◆ **Goal**
Report every line from the material that contains the word "this".

◆ **Task data**
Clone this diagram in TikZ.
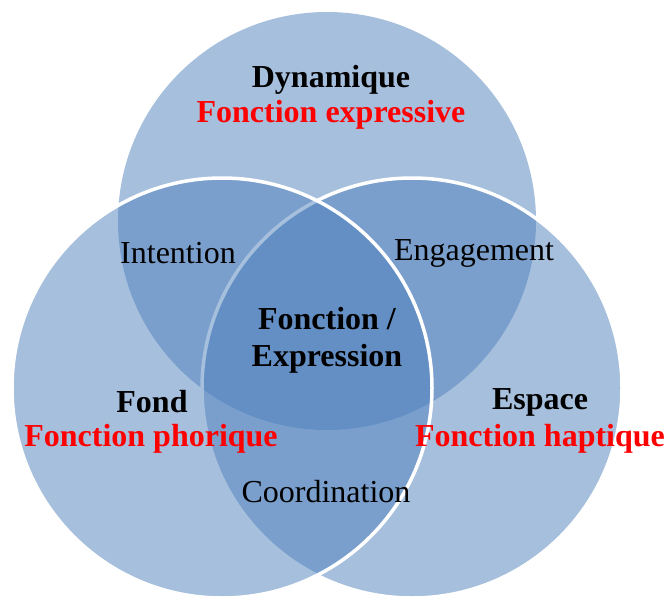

...

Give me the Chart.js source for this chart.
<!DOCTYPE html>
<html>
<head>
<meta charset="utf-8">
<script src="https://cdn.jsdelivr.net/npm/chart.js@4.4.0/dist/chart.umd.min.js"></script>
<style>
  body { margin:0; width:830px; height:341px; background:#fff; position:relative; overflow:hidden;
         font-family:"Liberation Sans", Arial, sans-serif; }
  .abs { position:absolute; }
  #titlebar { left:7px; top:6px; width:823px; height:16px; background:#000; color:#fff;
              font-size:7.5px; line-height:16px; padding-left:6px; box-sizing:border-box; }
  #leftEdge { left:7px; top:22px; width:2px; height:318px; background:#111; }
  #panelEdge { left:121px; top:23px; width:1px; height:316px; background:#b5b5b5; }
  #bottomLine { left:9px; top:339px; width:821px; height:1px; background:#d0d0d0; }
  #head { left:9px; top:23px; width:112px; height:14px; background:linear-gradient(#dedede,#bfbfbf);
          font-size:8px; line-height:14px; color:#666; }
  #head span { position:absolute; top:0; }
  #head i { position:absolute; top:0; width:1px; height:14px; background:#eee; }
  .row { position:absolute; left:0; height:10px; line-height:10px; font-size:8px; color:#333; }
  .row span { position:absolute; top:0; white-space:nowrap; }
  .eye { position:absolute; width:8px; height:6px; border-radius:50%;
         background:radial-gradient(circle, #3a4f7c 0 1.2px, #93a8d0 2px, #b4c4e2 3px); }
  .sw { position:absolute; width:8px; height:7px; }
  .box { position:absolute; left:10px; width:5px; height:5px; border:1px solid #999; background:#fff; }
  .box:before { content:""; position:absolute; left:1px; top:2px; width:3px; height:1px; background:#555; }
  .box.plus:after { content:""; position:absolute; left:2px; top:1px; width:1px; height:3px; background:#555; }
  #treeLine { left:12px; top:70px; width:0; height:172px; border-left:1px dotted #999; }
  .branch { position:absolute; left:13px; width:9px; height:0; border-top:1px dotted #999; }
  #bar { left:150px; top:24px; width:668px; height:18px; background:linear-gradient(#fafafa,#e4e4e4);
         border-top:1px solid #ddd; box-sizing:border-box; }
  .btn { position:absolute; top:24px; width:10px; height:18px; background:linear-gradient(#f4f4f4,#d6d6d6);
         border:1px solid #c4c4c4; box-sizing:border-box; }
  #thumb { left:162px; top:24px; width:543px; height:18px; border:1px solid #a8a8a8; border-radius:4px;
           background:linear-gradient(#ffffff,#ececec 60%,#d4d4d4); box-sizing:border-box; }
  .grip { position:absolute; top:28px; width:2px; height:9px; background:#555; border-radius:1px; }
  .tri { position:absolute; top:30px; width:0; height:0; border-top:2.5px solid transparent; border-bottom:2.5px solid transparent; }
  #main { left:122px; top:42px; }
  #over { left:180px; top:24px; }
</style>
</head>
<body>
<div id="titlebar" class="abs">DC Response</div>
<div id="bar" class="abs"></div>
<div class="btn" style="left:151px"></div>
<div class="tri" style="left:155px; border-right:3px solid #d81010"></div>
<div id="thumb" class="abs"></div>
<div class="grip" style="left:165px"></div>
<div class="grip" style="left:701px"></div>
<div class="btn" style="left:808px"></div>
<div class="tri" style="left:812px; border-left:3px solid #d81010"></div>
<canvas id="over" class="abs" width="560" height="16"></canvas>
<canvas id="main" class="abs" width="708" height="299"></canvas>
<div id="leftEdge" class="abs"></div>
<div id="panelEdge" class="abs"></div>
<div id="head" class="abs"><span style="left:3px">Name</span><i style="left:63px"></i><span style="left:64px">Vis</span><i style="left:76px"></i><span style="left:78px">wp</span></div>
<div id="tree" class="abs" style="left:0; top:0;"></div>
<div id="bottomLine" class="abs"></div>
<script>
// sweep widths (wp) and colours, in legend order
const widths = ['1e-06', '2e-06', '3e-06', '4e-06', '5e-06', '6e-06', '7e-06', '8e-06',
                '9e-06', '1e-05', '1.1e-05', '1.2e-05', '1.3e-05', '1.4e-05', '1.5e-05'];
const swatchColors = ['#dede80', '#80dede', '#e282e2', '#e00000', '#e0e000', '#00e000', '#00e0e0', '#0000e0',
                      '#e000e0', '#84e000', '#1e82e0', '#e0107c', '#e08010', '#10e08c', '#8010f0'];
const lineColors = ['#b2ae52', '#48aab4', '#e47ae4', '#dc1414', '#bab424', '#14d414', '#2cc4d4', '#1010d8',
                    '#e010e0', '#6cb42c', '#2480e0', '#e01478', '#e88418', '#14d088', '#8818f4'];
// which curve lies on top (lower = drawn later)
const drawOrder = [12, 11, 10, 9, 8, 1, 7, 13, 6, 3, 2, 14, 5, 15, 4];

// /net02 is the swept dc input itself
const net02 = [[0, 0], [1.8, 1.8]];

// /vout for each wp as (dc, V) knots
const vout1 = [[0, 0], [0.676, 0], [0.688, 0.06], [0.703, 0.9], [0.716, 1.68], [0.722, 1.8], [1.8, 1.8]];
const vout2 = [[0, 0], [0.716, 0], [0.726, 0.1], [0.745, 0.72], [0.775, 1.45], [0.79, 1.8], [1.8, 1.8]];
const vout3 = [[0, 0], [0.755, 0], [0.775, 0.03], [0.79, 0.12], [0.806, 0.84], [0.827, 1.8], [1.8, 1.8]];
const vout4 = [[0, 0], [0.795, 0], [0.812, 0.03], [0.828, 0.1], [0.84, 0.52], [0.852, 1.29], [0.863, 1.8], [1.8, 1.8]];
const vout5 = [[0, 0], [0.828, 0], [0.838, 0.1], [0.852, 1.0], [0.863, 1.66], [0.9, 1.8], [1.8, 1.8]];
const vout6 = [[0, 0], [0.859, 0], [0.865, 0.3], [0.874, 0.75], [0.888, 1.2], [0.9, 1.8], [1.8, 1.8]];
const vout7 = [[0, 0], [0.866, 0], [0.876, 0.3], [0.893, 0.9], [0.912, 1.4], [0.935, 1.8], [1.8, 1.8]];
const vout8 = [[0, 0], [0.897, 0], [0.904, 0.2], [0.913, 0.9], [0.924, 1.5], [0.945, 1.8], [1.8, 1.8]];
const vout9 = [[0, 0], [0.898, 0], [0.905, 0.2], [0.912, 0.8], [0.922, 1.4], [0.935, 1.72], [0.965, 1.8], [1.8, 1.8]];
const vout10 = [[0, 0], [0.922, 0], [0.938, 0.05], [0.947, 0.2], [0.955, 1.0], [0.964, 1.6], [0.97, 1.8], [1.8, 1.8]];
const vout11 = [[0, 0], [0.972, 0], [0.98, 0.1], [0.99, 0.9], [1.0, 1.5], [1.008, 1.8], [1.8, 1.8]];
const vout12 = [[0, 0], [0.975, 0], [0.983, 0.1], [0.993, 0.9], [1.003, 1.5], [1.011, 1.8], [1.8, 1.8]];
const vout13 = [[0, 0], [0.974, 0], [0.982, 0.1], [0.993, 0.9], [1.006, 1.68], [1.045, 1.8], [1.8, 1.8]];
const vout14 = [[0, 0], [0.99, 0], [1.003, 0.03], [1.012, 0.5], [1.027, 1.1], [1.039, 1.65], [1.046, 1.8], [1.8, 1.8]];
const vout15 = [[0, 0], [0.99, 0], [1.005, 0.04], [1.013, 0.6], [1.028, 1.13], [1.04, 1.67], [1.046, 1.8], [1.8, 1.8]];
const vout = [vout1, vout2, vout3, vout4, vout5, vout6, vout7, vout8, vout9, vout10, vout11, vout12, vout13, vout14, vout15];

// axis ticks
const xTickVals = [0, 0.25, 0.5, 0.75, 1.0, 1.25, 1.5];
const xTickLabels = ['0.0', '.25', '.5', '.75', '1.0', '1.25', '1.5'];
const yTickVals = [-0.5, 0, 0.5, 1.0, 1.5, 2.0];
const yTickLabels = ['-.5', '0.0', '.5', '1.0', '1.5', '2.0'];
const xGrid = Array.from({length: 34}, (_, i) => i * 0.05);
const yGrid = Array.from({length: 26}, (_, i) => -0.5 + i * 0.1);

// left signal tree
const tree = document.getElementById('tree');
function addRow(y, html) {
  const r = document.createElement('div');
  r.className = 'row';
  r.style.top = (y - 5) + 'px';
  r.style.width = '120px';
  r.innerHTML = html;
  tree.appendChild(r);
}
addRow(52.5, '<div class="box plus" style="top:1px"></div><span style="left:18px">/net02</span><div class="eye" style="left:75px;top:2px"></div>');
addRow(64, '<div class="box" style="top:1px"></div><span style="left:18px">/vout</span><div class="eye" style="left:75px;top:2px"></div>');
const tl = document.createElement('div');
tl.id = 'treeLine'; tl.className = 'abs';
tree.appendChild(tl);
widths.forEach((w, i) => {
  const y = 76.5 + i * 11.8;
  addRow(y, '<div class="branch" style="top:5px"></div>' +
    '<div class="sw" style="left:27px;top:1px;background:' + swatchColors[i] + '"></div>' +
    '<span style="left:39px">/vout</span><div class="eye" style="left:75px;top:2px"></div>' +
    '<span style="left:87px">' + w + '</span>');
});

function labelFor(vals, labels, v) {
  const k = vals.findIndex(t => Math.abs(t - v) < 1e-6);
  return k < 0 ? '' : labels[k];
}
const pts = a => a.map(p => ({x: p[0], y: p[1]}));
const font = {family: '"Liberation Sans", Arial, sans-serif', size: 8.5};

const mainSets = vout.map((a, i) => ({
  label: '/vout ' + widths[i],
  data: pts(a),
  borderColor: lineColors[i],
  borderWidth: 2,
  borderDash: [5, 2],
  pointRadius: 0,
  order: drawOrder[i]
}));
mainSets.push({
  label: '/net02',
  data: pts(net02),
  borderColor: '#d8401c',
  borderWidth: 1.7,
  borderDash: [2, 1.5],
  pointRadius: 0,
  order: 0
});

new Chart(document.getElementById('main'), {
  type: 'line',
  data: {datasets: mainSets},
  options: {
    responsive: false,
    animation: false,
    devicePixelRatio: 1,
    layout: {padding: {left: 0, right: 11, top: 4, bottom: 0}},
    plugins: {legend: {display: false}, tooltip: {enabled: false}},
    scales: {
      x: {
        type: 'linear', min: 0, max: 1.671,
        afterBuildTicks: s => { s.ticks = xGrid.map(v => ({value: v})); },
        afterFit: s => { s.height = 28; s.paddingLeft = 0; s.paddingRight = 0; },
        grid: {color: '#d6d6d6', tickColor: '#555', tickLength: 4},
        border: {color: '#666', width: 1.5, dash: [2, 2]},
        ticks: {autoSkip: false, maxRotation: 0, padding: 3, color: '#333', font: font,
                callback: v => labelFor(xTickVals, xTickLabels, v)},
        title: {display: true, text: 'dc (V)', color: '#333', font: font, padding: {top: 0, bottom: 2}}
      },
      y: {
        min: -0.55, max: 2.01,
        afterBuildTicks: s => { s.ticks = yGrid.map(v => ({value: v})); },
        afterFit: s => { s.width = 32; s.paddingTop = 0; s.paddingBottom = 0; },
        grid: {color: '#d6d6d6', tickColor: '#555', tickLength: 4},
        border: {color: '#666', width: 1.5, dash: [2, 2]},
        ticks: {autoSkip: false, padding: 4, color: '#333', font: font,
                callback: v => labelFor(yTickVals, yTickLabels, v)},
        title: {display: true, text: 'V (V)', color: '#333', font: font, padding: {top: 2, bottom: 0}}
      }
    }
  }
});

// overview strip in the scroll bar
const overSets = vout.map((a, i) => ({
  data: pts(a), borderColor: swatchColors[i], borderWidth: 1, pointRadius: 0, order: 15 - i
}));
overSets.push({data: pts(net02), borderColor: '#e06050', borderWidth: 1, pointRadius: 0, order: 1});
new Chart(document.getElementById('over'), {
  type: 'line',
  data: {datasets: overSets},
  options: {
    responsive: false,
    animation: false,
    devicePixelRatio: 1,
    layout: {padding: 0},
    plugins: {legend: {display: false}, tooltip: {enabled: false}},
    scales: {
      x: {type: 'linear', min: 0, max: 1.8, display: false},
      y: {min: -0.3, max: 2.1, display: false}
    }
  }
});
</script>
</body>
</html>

* * *

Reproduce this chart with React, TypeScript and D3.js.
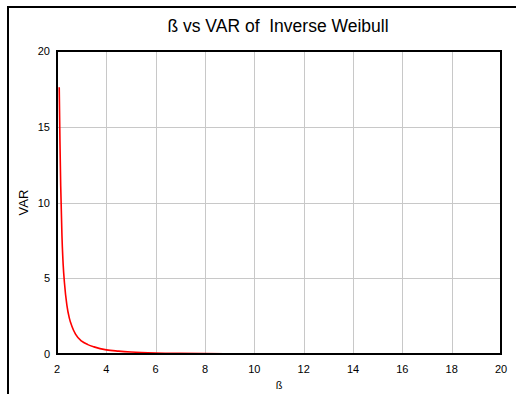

◆ **Task output**
Clone this diagram in TikZ.
Give me the Chart.js source for this chart.
Reproduce this chart with React, TypeScript and D3.js.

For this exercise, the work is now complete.